More than 80 runners from Penn and from Drexel and Temple universities who are currently serving as officer candidates in the NROTC battalion marked the occasion with a journey that started and finished at Franklin Field, long before most civilians even heard their alarm clocks.
They stopped at three historic sites of naval importance to lay a wreath and say a few words.
“The NROTC’s Philadelphia monument run is significant because of Penn’s historic ties with each of the military branches,” Wilcox says. “The first commandant of the Marine Corps, Maj. Samuel Nicholas, attended Penn until 1752, and the first secretary of the Navy, Benjamin Stoddert, graduated in 1777.”
“The battalion city run is a unique opportunity for our midshipmen to develop a connection to the origins of the U.S. Navy and U.S. Marine Corps, and to those who have lost their lives in the defense of our nation,” Garcia adds.
A native of Slingerlands, N.Y., midshipman second class Matthew Weber has been a member of Penn’s NROTC unit since 2011. Now a junior at Wharton, he will be commissioned as a second lieutenant in the Marine Corps when he graduates in 2015.

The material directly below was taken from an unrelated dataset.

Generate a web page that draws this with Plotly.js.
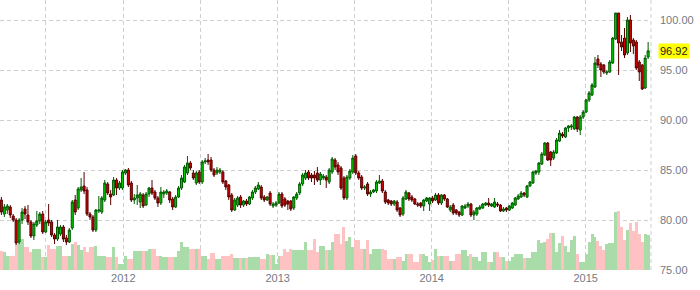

“The six-mile run is my favorite physical training evolution, besides beating Army ROTC in flag football, because camaraderie is at an all-time high,” says Miller, who also plays on the varsity women’s lacrosse team. “It kicks off before the sun has risen and our whole battalion runs through the city, yelling cadences together. Paying tribute to our fallen Sailors and Marines who dedicated their lives to ensuring our freedom is the least we can do.”
Miller, a native of Warrenton, Va., has been a member of Penn’s NROTC program for nearly three years and hopes to become a surface warfare officer on a destroyer or a cruiser based out of Rota, Spain, or San Diego, Calif.